Dataset extract »

(begin)

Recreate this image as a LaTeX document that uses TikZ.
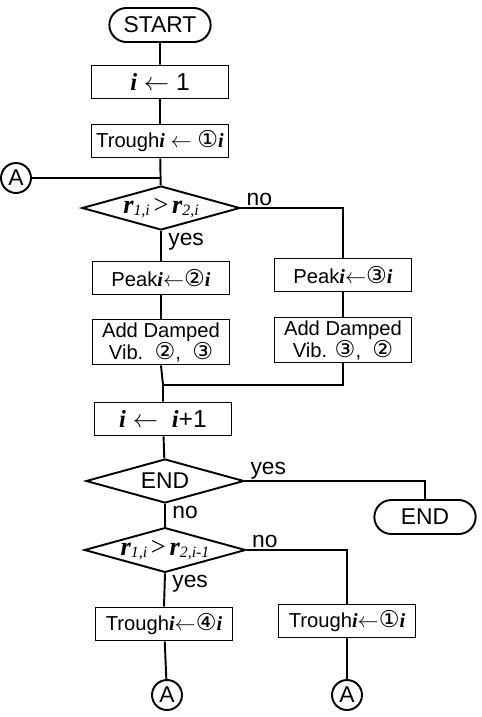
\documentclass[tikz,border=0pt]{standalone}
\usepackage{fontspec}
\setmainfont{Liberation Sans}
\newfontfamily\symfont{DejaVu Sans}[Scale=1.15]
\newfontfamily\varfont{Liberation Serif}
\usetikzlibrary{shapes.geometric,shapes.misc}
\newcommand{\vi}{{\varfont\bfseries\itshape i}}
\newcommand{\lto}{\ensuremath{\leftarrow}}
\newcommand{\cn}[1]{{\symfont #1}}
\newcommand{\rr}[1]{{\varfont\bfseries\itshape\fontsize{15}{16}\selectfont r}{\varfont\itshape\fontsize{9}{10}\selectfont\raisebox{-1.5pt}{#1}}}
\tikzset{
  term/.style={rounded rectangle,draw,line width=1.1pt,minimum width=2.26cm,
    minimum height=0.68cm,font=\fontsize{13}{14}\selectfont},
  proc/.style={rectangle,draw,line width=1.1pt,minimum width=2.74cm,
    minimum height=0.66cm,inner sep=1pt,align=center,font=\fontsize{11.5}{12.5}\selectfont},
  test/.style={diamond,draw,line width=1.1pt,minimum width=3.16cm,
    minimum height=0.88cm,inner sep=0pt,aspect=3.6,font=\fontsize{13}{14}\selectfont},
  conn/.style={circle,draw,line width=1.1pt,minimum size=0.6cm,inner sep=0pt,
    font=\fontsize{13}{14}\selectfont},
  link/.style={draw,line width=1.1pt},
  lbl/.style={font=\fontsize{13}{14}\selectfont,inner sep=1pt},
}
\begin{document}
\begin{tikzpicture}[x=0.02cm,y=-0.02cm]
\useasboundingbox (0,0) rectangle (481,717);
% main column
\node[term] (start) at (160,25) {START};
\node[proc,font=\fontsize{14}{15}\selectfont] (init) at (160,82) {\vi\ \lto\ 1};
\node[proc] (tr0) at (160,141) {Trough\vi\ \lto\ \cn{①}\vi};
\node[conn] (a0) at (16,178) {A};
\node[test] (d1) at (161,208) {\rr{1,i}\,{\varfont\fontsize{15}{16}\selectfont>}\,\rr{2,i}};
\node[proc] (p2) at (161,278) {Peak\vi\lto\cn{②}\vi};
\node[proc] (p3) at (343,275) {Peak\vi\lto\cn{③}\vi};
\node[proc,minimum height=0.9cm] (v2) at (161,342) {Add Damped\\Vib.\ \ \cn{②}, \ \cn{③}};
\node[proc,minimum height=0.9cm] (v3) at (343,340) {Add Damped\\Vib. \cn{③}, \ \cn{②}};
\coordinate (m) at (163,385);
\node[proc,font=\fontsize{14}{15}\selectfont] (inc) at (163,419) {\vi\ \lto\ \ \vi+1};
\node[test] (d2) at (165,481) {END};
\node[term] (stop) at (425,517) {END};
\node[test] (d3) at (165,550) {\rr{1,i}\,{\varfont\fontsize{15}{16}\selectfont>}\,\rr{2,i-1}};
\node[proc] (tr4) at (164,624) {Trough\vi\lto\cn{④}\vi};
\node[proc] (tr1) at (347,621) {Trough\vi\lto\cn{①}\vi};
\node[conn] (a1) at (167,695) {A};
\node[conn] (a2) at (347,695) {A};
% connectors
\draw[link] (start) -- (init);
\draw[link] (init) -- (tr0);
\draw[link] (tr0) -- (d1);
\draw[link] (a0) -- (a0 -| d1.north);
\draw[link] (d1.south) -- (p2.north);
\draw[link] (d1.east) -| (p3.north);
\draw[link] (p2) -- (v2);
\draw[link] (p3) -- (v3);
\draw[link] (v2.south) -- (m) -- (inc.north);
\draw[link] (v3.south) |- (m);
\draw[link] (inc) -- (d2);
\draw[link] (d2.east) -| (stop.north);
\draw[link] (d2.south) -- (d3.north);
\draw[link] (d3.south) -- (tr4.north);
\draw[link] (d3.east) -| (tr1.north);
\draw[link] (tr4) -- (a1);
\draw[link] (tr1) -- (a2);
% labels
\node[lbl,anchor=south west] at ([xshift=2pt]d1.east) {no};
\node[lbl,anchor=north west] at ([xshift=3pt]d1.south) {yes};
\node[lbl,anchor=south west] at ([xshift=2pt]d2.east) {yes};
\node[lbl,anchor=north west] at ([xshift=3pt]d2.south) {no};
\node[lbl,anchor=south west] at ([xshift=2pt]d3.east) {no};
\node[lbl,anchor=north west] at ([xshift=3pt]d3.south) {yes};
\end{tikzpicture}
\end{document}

(end)

Work instructions » Set the listing down in full and exactly. Pictures within it should not appear in the copy.

Completed exercise »
Recreate this image as a LaTeX document that uses TikZ.
\documentclass[tikz,border=0pt]{standalone}
\usepackage{fontspec}
\setmainfont{Liberation Sans}
\newfontfamily\symfont{DejaVu Sans}[Scale=1.15]
\newfontfamily\varfont{Liberation Serif}
\usetikzlibrary{shapes.geometric,shapes.misc}
\newcommand{\vi}{{\varfont\bfseries\itshape i}}
\newcommand{\lto}{\ensuremath{\leftarrow}}
\newcommand{\cn}[1]{{\symfont #1}}
\newcommand{\rr}[1]{{\varfont\bfseries\itshape\fontsize{15}{16}\selectfont r}{\varfont\itshape\fontsize{9}{10}\selectfont\raisebox{-1.5pt}{#1}}}
\tikzset{
  term/.style={rounded rectangle,draw,line width=1.1pt,minimum width=2.26cm,
    minimum height=0.68cm,font=\fontsize{13}{14}\selectfont},
  proc/.style={rectangle,draw,line width=1.1pt,minimum width=2.74cm,
    minimum height=0.66cm,inner sep=1pt,align=center,font=\fontsize{11.5}{12.5}\selectfont},
  test/.style={diamond,draw,line width=1.1pt,minimum width=3.16cm,
    minimum height=0.88cm,inner sep=0pt,aspect=3.6,font=\fontsize{13}{14}\selectfont},
  conn/.style={circle,draw,line width=1.1pt,minimum size=0.6cm,inner sep=0pt,
    font=\fontsize{13}{14}\selectfont},
  link/.style={draw,line width=1.1pt},
  lbl/.style={font=\fontsize{13}{14}\selectfont,inner sep=1pt},
}
\begin{document}
\begin{tikzpicture}[x=0.02cm,y=-0.02cm]
\useasboundingbox (0,0) rectangle (481,717);
% main column
\node[term] (start) at (160,25) {START};
\node[proc,font=\fontsize{14}{15}\selectfont] (init) at (160,82) {\vi\ \lto\ 1};
\node[proc] (tr0) at (160,141) {Trough\vi\ \lto\ \cn{①}\vi};
\node[conn] (a0) at (16,178) {A};
\node[test] (d1) at (161,208) {\rr{1,i}\,{\varfont\fontsize{15}{16}\selectfont>}\,\rr{2,i}};
\node[proc] (p2) at (161,278) {Peak\vi\lto\cn{②}\vi};
\node[proc] (p3) at (343,275) {Peak\vi\lto\cn{③}\vi};
\node[proc,minimum height=0.9cm] (v2) at (161,342) {Add Damped\\Vib.\ \ \cn{②}, \ \cn{③}};
\node[proc,minimum height=0.9cm] (v3) at (343,340) {Add Damped\\Vib. \cn{③}, \ \cn{②}};
\coordinate (m) at (163,385);
\node[proc,font=\fontsize{14}{15}\selectfont] (inc) at (163,419) {\vi\ \lto\ \ \vi+1};
\node[test] (d2) at (165,481) {END};
\node[term] (stop) at (425,517) {END};
\node[test] (d3) at (165,550) {\rr{1,i}\,{\varfont\fontsize{15}{16}\selectfont>}\,\rr{2,i-1}};
\node[proc] (tr4) at (164,624) {Trough\vi\lto\cn{④}\vi};
\node[proc] (tr1) at (347,621) {Trough\vi\lto\cn{①}\vi};
\node[conn] (a1) at (167,695) {A};
\node[conn] (a2) at (347,695) {A};
% connectors
\draw[link] (start) -- (init);
\draw[link] (init) -- (tr0);
\draw[link] (tr0) -- (d1);
\draw[link] (a0) -- (a0 -| d1.north);
\draw[link] (d1.south) -- (p2.north);
\draw[link] (d1.east) -| (p3.north);
\draw[link] (p2) -- (v2);
\draw[link] (p3) -- (v3);
\draw[link] (v2.south) -- (m) -- (inc.north);
\draw[link] (v3.south) |- (m);
\draw[link] (inc) -- (d2);
\draw[link] (d2.east) -| (stop.north);
\draw[link] (d2.south) -- (d3.north);
\draw[link] (d3.south) -- (tr4.north);
\draw[link] (d3.east) -| (tr1.north);
\draw[link] (tr4) -- (a1);
\draw[link] (tr1) -- (a2);
% labels
\node[lbl,anchor=south west] at ([xshift=2pt]d1.east) {no};
\node[lbl,anchor=north west] at ([xshift=3pt]d1.south) {yes};
\node[lbl,anchor=south west] at ([xshift=2pt]d2.east) {yes};
\node[lbl,anchor=north west] at ([xshift=3pt]d2.south) {no};
\node[lbl,anchor=south west] at ([xshift=2pt]d3.east) {no};
\node[lbl,anchor=north west] at ([xshift=3pt]d3.south) {yes};
\end{tikzpicture}
\end{document}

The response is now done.